10. Being aggrieved with the aforesaid order with regard to grant of bail, the appellant had preferred a contempt petition under Section 12 of the Contempt of Courts Act read with Article 215 of the Constitution of India. Learned contempt Judge, by the impugned order dated 3.3.2014 has dismissed the contempt petition on the ground that the respondent- judicial officer has granted bail by passing a reasoned order, and no case of contempt is made out.
Feeling aggrieved by the aforesaid order, the instant appeal has been preferred.

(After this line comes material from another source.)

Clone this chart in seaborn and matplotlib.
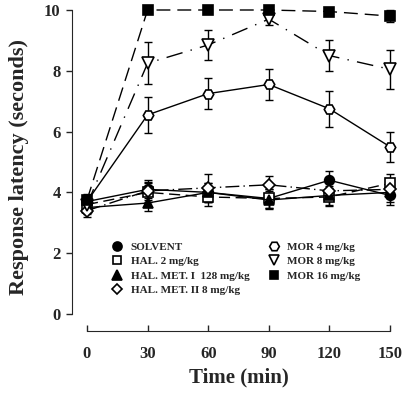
import matplotlib
matplotlib.use("Agg")
import matplotlib.pyplot as plt
from matplotlib.lines import Line2D
import numpy as np
import pandas as pd
import seaborn as sns

# time points (min)
times = [0, 30, 60, 90, 120, 150]

# group names as in the legend
groups = ['SOLVENT', 'HAL. 2 mg/kg', 'HAL. MET. I  128 mg/kg', 'HAL. MET. II 8 mg/kg',
          'MOR 4 mg/kg', 'MOR 8 mg/kg', 'MOR 16 mg/kg']

# mean response latency (seconds)
solvent = [3.7, 4.1, 4.0, 3.8, 4.4, 3.9]
hal2 = [3.6, 4.0, 3.85, 3.8, 3.85, 4.3]
halmet1 = [3.5, 3.65, 4.0, 3.75, 3.9, 4.0]
halmet2 = [3.4, 4.05, 4.15, 4.25, 4.05, 4.1]
mor4 = [3.7, 6.55, 7.25, 7.55, 6.75, 5.5]
mor8 = [3.6, 8.25, 8.85, 9.7, 8.5, 8.05]
mor16 = [3.75, 10.0, 10.0, 10.0, 9.95, 9.8]

# standard errors
solvent_err = [0.2, 0.3, 0.3, 0.3, 0.3, 0.3]
hal2_err = [0.2, 0.3, 0.3, 0.3, 0.3, 0.3]
halmet1_err = [0.2, 0.25, 0.3, 0.3, 0.3, 0.3]
halmet2_err = [0.2, 0.3, 0.45, 0.3, 0.3, 0.3]
mor4_err = [0.2, 0.6, 0.5, 0.5, 0.6, 0.5]
mor8_err = [0.2, 0.7, 0.5, 0.2, 0.5, 0.65]
mor16_err = [0.2, 0.05, 0.05, 0.05, 0.05, 0.2]

means = [solvent, hal2, halmet1, halmet2, mor4, mor8, mor16]
errs = [solvent_err, hal2_err, halmet1_err, halmet2_err, mor4_err, mor8_err, mor16_err]

markers = ['o', 's', '^', 'D', 'H', 'v', 's']
faces = ['black', 'white', 'black', 'white', 'white', 'white', 'black']
sizes = [7, 6.5, 7, 6, 7.5, 8, 6.5]
styles = ['-', (0, (8, 4)), '-', (0, (10, 3, 1, 3)), '-', (0, (12, 6, 1, 6)), (0, (10, 5))]

rows = []
for g, m, e in zip(groups, means, errs):
    for t, v, s in zip(times, m, e):
        rows.append({'Group': g, 'Time': t, 'Latency': v, 'SE': s})
df = pd.DataFrame(rows)

sns.set_style('ticks')
plt.rcParams['font.family'] = ['Liberation Serif', 'DejaVu Serif']
plt.rcParams['font.weight'] = 'bold'

fig = plt.figure(figsize=(4.06, 4.01), dpi=100)
ax = fig.add_axes([87 / 406, 87 / 401, 303 / 406, 304 / 401])

for i, g in enumerate(groups):
    sub = df[df['Group'] == g]
    ax.errorbar(sub['Time'], sub['Latency'], yerr=sub['SE'], fmt='none',
                ecolor='black', elinewidth=1, capsize=3, capthick=1,
                clip_on=False, zorder=2)
    sns.lineplot(data=sub, x='Time', y='Latency', ax=ax, color='black',
                 linewidth=1, linestyle=styles[i], marker=markers[i],
                 markersize=sizes[i], markerfacecolor=faces[i],
                 markeredgecolor='black', markeredgewidth=1.2,
                 clip_on=False, zorder=3, legend=False)

ax.set_xlim(0, 150)
ax.set_ylim(0, 10)
ax.set_xticks(times)
ax.set_yticks([0, 2, 4, 6, 8, 10])
ax.spines['top'].set_visible(False)
ax.spines['right'].set_visible(False)
ax.spines['left'].set_position(('outward', 11))
ax.spines['bottom'].set_position(('outward', 12))
ax.tick_params(axis='y', direction='out', length=4, width=1, labelsize=12, pad=4)
ax.tick_params(axis='x', direction='in', length=4, width=1, labelsize=12, pad=11)
for lab in ax.get_xticklabels() + ax.get_yticklabels():
    lab.set_fontweight('bold')
ax.set_xlabel('Time (min)', fontsize=15, fontweight='bold', labelpad=4)
ax.set_ylabel('Response latency (seconds)', fontsize=16, fontweight='bold')
ax.yaxis.set_label_coords(-0.19, 0.484)

handles = [Line2D([], [], linestyle='none', marker=markers[i], markersize=sizes[i] - 0.5,
                  markerfacecolor=faces[i], markeredgecolor='black', markeredgewidth=1.2)
           for i in range(len(groups))]
# right column holds 3 entries, pad with one blank
blank = Line2D([], [], linestyle='none')
order = handles + [blank]
labels = groups + ['']
leg = ax.legend(order, labels, ncol=2, loc='upper left', bbox_to_anchor=(0.06, 0.255),
                frameon=False, fontsize=8, handletextpad=0.6, labelspacing=0.42,
                columnspacing=1.6, handlelength=1.2, borderpad=0)
for t in leg.get_texts():
    t.set_fontweight('bold')

fig.savefig('out.png', dpi=100)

11. Regarding maintainability of the present appeal two folds arguments have been advanced by the appellant, firstly, that in view of the judgment of Midnapore case (Supra) as well as the Apex Court judgment in the case of Rajeshwar Singh ( Supra), appeal is maintainable. In the case of Rajeshwar Singh , their Lordship of Hon'ble Supreme Court has held that being the Court of record, under Article 129, the Supreme Court is not bound by the statutory provision and may proceed against the contemner on justifiable ground, being court of record. The provisions as contained under Article 129 of the Constitution of India, is parimateria to Article215 which deals with the power of High Court being Court of record. There appears to be no dispute regarding power of High Court and Supreme Court being Court of record. Both may exercise jurisdiction under respective provisions of the Constitution of India while dealing with the contempt matter. There appears no dispute of fact or of law on this count. The question remains whether present special appeal is maintainable under the Rules of the Court.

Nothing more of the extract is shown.